The COSMOS supercomputer will be a world-class Shared Memory Node within the national DiRAC HPC Facility and will serve the computational needs of UK cosmologists and exoplanet astrophysicists, two of the most rapidly advancing fields in the physical sciences. On delivery, it will be the largest shared-memory single-image system in Europe and will be the first SMP system in the world enabled with Many Integrated Core technology (Intel MIC). One of the key benefits of a coherent shared memory system is that any program written or modified takes full immediate advantage of all cores and memory. The system will operate flexibly as an Innovation Centre, making its unique capabilities readily available to other DiRAC Facility users.

The selected SGI UV system will include 1,856 cores of Intel Xeon family processors and 14.8 terabytes of cache coherent shared memory in five racks, and will be scalable to 4,096 physical cores (8,192 virtual) and up to 64TB of cache coherent shared memory. Intel is providing up to 32 Many Integrated Core (MIC) co-processors in this configuration and the system will include the latest NUMAlink 6 interconnect technology, optimised for ultra-low latency data access as well as fast general purpose communication.

COSMOS is being actively used for the computationally challenging task of opening up new frontiers in the study of the cosmic microwave background (CMB) radiation, especially using ESA Planck satellite data. Theoretical cosmologists will also use the supercomputer to continue pioneering the use of lattice field theory simulations in understanding the physics of non-linear phenomena during the early universe. Key UK research in extra-solar planets will also be supported.

One of the main aims of this project is to consolidate existing databases of astrophysically important molecules, improving the accuracy and completeness of their transitions. The capability of the new COSMOS to perform such calculations will allow much more information to be extracted from spectroscopic data from astrophysical environments.

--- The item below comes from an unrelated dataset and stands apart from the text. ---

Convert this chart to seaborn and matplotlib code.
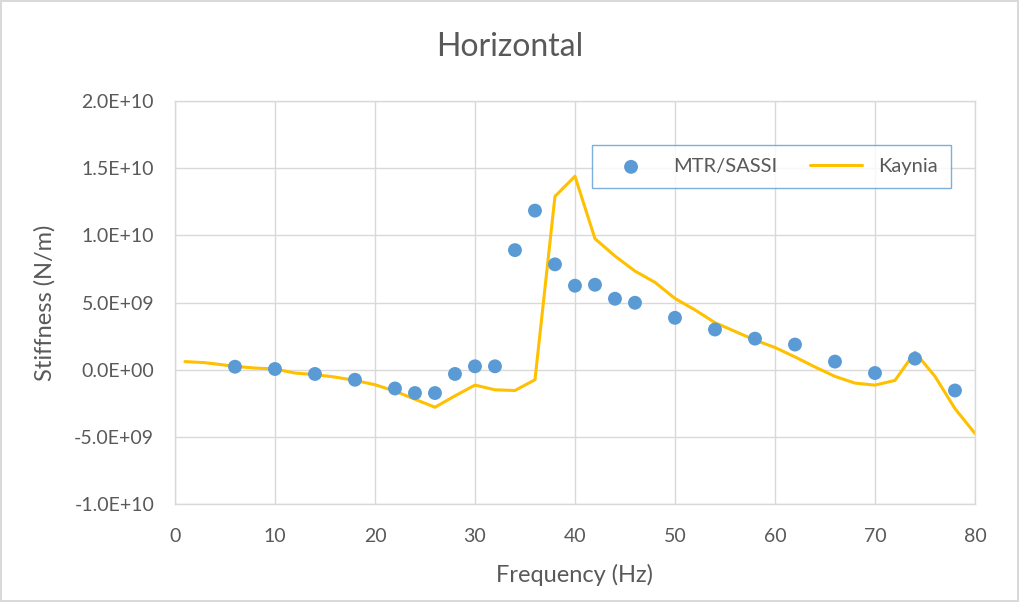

COSMOS and Miracle Consortia institutions are: University of Cambridge (Applied Mathematics and Theoretical Physics, Institute of Astronomy, Cavendish Laboratory); University of Sussex (Physics and Astronomy); Portsmouth University (Institute of Cosmology); University of Manchester (Physics/Jodrell); Imperial College London (Blackett Laboratory – Astrophysics, Blackett Laboratory – Theoretical Physics); University of Central Lancashire (Astrophysics); University of Nottingham (Physics and Astronomy); University College London (Physics and Astronomy, Atmospheric Physics Laboratory); University of Oxford (Astrophysics); University of Durham (Mathematical Sciences); Eötvös Loránd University, Hungary.